While Harlan and Reynolds are careful not to lend too much significance to Lopez in providing guidance to other Commerce Clause cases, following Lopez there have been two notable Supreme Court cases. United States vs Morrison where parts of the federal statute Violence Against Women Act of 1994 were found to fail the Commerce Clause test formulated in Lopez. And in 2001, Solid Waste Agency of Northern Cook County (SWANCC) v. U.S. Army Corps of Engineers where the majority found the Corps of Engineers did not have authority to regulate activity in waters isolated from interstate navigable waters. And more recently where Judge Roger Vinson of the Federal District of Northern Florida in State of Florida et al vs United States Department of Health and Human Services struck down the individual mandate of ObamaCare, relying on the Commerce Clause guidance from Lopez.

Harlan and Reynolds cut to the heart of the matter in discussing Justice Thomas’s concurrence in Lopez, revealing his own more circumscribed twist than any other conservative on the Court:

While the majority opinion stated that Commerce Clause-based statutes must deal with subjects that “substantially affect” interstate commerce, rather than merely “affect” it, Justice Thomas suggested that the whole “effects” debate was off the point. The power to regulate “Commerce . . . among the several States” means exactly what it says: the power to regulate the interstate buying and selling of goods. “Commerce” means buying and selling things-not manufacturing, and not simply “any form of economic activity.”[FN76] The Constitution did not grant Congress power to regulate activities which merely affect (even in a substantial way) interstate commerce.

So, how does all of this affect light bulbs, refrigerators, washing machines, and low flow toilets?

In the case of electrical appliances, including light bulbs, the goal of most recent regulation has been to reduce consumption of electricity. Since electricity consumption, as a matter of both physics and the economic structure of power generation and distribution, is necessarily a local (i.e. state) matter, any regulation at the federal level would run afoul of the Commerce Clause condition “activities that substantially affect interstate commerce” at least as read by the majority conservative justices in Lopez.

Electrical power consumption is local because no homeowner can buy power outside of local utilities who control local distribution.
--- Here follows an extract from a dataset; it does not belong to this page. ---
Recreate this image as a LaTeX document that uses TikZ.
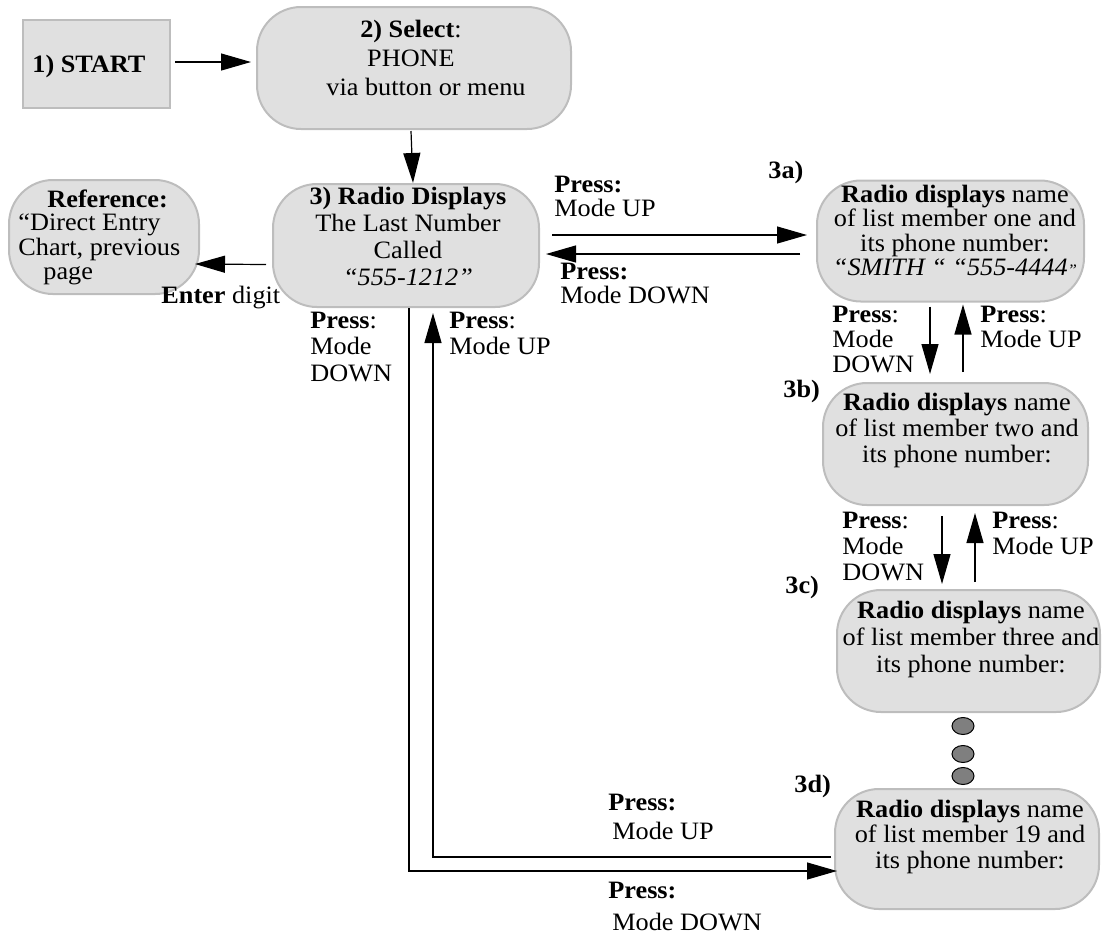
\documentclass[tikz,border=0pt]{standalone}
\usepackage{fontspec}
\setmainfont{Liberation Serif}[FakeStretch=1.05]
\usetikzlibrary{arrows.meta,calc,shapes.geometric}
\definecolor{boxfill}{HTML}{E0E0E0}
\definecolor{boxline}{HTML}{BDBDBD}
\definecolor{dotfill}{HTML}{7F7F7F}
\newcommand\mlc[2]{{\renewcommand\arraystretch{#1}\begin{tabular}[t]{@{}c@{}}#2\end{tabular}}}
\newcommand\mll[2]{{\renewcommand\arraystretch{#1}\begin{tabular}[t]{@{}l@{}}#2\end{tabular}}}
\begin{document}
\begin{tikzpicture}[x=0.5pt,y=-0.5pt,
  font=\fontsize{12.5}{12.5}\selectfont,
  rbox/.style={draw=boxline, fill=boxfill, line width=1pt, rounded corners=22pt, inner sep=0pt},
  sbox/.style={draw=boxline, fill=boxfill, line width=1pt, inner sep=0pt},
  txt/.style={inner sep=0pt, anchor=base},
  ltxt/.style={inner sep=0pt, anchor=base west},
  arr/.style={line width=0.6pt, -{Triangle[length=15pt,width=8.5pt]}},
  dot/.style={draw=black, fill=dotfill, ellipse, minimum width=11pt, minimum height=8.5pt, inner sep=0pt, line width=0.5pt}
]
\useasboundingbox (0,0) rectangle (1105,934);

% boxes
\node[sbox, minimum width=73.5pt, minimum height=44pt] (start) at (96.5,64) {};
\node[rbox, minimum width=157pt, minimum height=61pt] (sel) at (414,68) {};
\node[rbox, minimum width=133pt, minimum height=61.5pt] (r3) at (406,245.5) {};
\node[rbox, minimum width=95pt, minimum height=57pt] (ref) at (104,237) {};
\node[rbox, minimum width=133.5pt, minimum height=60.5pt] (n3a) at (950.5,241) {};
\node[rbox, minimum width=132.5pt, minimum height=61pt] (n3b) at (955.5,444) {};
\node[rbox, minimum width=131.5pt, minimum height=61pt] (n3c) at (968.5,651) {};
\node[rbox, minimum width=132pt, minimum height=60pt] (n3d) at (967,849) {};

% box texts
\node[ltxt] (startt) at (32,72) {\textbf{1) START}};
\node[txt] (selt) at (411,37) {\mlc{1.16}{\textbf{2) Select}:\\PHONE\\\hspace*{15pt}via button or menu}};
\node[txt] (r3t) at (408,204) {\mlc{1.09}{\textbf{3) Radio Displays}\\The Last Number\\Called\\\textit{“555-1212”}}};
\node[ltxt] (reft) at (18,207) {\mll{0.95}{\hspace*{14.5pt}\textbf{Reference:}\\“Direct Entry\\Chart, previous\\\hspace*{12.5pt}page}};
\node[txt] (t3a) at (955,202) {\mlc{0.97}{\textbf{Radio displays} name\\of list member one and\\its phone number:\\\textit{“SMITH “ “555-4444{\fontsize{8}{8}\selectfont ”}}}};
\node[txt] (t3b) at (957,410) {\mlc{1.04}{\textbf{Radio displays} name\\of list member two and\\its phone number:}};
\node[txt] (t3c) at (971,618) {\mlc{1.08}{\textbf{Radio displays} name\\of list member three and\\its phone number:}};
\node[txt] (t3d) at (970,817) {\mlc{1.02}{\textbf{Radio displays} name\\of list member 19 and\\its phone number:}};

% step labels
\node[ltxt] (l3a) at (768,178) {\textbf{3a)}};
\node[ltxt] (l3b) at (783,397) {\textbf{3b)}};
\node[ltxt] (l3c) at (785,593) {\textbf{3c)}};
\node[ltxt] (l3d) at (794,792) {\textbf{3d)}};

% connector labels
\node[ltxt] (enter) at (161,303) {\textbf{Enter} digit};
\node[ltxt] (p1) at (310,328) {\mll{1.06}{\textbf{Press}:\\Mode\\DOWN}};
\node[ltxt] (p2) at (449,328) {\mll{1.06}{\textbf{Press}:\\Mode UP}};
\node[ltxt] (p3) at (554,192) {\mll{0.92}{\textbf{Press:}\\Mode UP}};
\node[ltxt] (p4) at (560,279) {\mll{0.92}{\textbf{Press:}\\Mode DOWN}};
\node[ltxt] (p5) at (832,322) {\mll{1.0}{\textbf{Press}:\\Mode\\DOWN}};
\node[ltxt] (p6) at (980,322) {\mll{1.0}{\textbf{Press}:\\Mode UP}};
\node[ltxt] (p7) at (842,528) {\mll{1.04}{\textbf{Press}:\\Mode\\DOWN}};
\node[ltxt] (p8) at (992,528) {\mll{1.04}{\textbf{Press}:\\Mode UP}};
\node[ltxt] (p9) at (608,810) {\mll{1.16}{\textbf{Press:}\\\hspace*{2pt}Mode UP}};
\node[ltxt] (p10) at (608,898) {\mll{1.28}{\textbf{Press:}\\\hspace*{2pt}Mode DOWN}};

% dots
\node[dot] (d1) at (963,726) {};
\node[dot] (d2) at (963,754) {};
\node[dot] (d3) at (963,776) {};

% connectors
\draw[arr] ($(start.east)+(4,-2)$) -- ($(sel.west)+(-5,-6)$);
\draw[arr] ($(sel.south)+(-3,1)$) -- ($(r3.north)+(7,0)$);
\draw[arr] ($(r3.west)+(-6,19)$) -- ($(ref.east)+(-5,27)$);
\draw[arr] ($(r3.east)+(12,-10.5)$) -- ($(n3a.west)+(-9,-6)$);
\draw[arr] ($(n3a.west)+(-16,13)$) -- ($(r3.east)+(6,8.5)$);
\draw[arr] ($(n3a.south)+(-20.5,4)$) -- ($(n3b.north)+(-25.5,-8)$);
\draw[arr] ($(n3b.north)+(7.5,-10)$) -- ($(n3a.south)+(12.5,2)$);
\draw[arr] ($(n3b.south)+(-13.5,10)$) -- ($(n3c.north)+(-26.5,-5)$);
\draw[arr] ($(n3c.north)+(6.5,-7)$) -- ($(n3b.south)+(19.5,7)$);
\draw[arr] ($(r3.south)+(3,0)$) |- ($(n3d.west)+(3,22)$);
\draw[arr] ($(n3d.west)+(-3,8)$) -| ($(r3.south)+(27,5)$);
\end{tikzpicture}
\end{document}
In some states “retail wheeling” exists where a business can cut a deal from an out-of-state energy provider. But the energy is still distributed via a local regulated utility and the user pays two rates — a base power rate and a distribution rate. Retail wheeling, in any event, is not available to residential customers, as far as I know.

Therefore any regulation on electrical appliances pertaining to energy consumption (read efficiency) can only come from a state, not the feds. In short we don’t consume power from an interstate enterprise. We buy power from a local utility. And how about the homeowner who relies on a propane generator, solar panels, or a wind generator? What’s interstate about that? Thus the feds cannot regulate residential appliances at least as far as electricity usage is concerned.
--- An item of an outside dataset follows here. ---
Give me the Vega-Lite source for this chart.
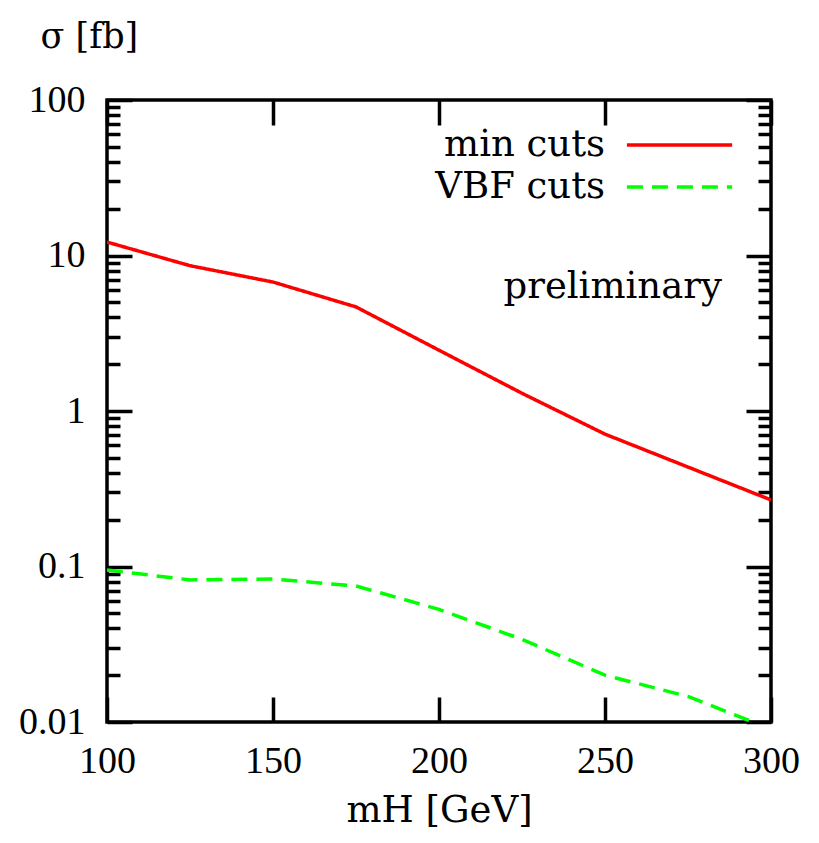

What about an argument that appliance standards affect interstate commerce by the impact on CO2, other air emissions, or use of fossil fuels from interstate sources? That argument fails the “substantially affects interstate commerce” test because residential appliances, especially light bulbs, are used at the time of day, early morning or evening, at the lowest base demand point, thus cannot affect the operation of power plant loadings locally, let alone across the nation.

In other words, light bulbs can be either energy hogs or energy tightwads and have no impact on power generation costs, emissions, or fuel use. If a homeowner uses fewer kwhs, the power plant must still be in operation. If he or she uses more kwhs then the power plant will just soak up otherwise idle on-line capacity already fired up. Because the operation of household light bulbs has negligible effects on interstate generation or transportation of electrical power, any federal statute regulating electrical devices for the consumption of energy must fail the Rehnquist Court test.
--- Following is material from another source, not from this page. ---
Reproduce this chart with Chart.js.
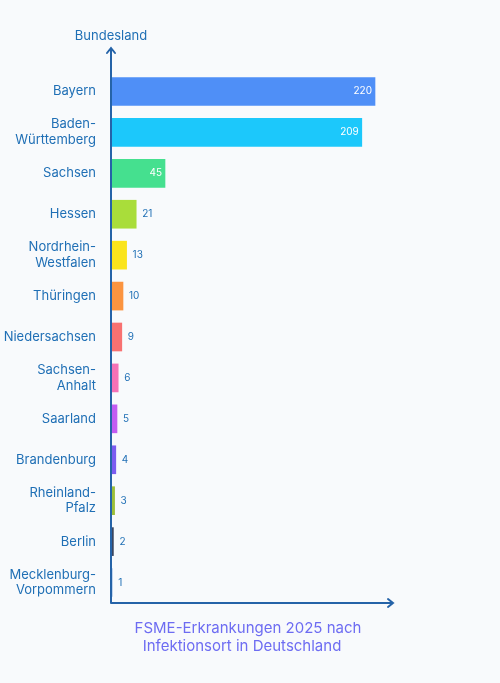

Just because light bulbs themselves are traded via interstate commerce does not justify using the Commerce Clause to regulate light bulbs re energy consumption. Certainly Justice Thomas would vacate the EISA 2007 section on the phase out of inefficient incandescent light bulbs without breaking a sweat or writing more than one paragraph.

How about washing machines and Sen. Paul’s favorite whipping boy, low flow toilets? Since the primary purpose of washing machine regulations is to conserve the use of water and all residential water use is provided via a local water authority or by a private well, the feds can’t possibly assert jurisdiction as long as the Rehnquist Court guidance under Lopez is upheld. Certainly in some western states, water distribution and rights may be conveyed under complex interstate mechanisms. Yes those mechanisms would properly be controlled by Congress under the Commerce Clause, but not individual household water usage.

And just like light bulbs, the use of a single household low flow toilet or water saving washing machine cannot have any affect on the interstate water systems, whether from the flow of water from Lake Superior to the eastern end of Lake Ontario, the Colorado River, the Ohio River system or underground aquifers whose geology may cross under two or more states.

Robert Bork and Daniel Troy in a piece entitled “The Boundaries of the Commerce Clause” have a rather gloomy outlook on whether the Commerce Clause can ever be restored to its original purpose:

There is no possibility, today, of adhering completely to the original constitutional design. Such a daring plan would require overturning the New Deal, the Great Society, and almost all of the vast network of federal legislation and regulation put in place in the last two-thirds of the twentieth century. It appears that the American people would be overwhelmingly against such a change and no court would attempt to force it upon them.

Well ok, let’s not try to boil the ocean. Let’s start with a simple and symbolic case study — light bulbs, refrigerators, washing machines, and yes, Rand Paul’s low flow toilets.

But Rand Paul has tapped into the frustrations of the majority of regular Americans who are affronted by the arrogance of Congress in taking away consumer choices while interfering with every detail in their daily lives. Can Sen. Paul also be a champion for the Constitution that should be the guarantor of what most Americans would like to believe but few have the resources to assert — an enumerated power to be left alone?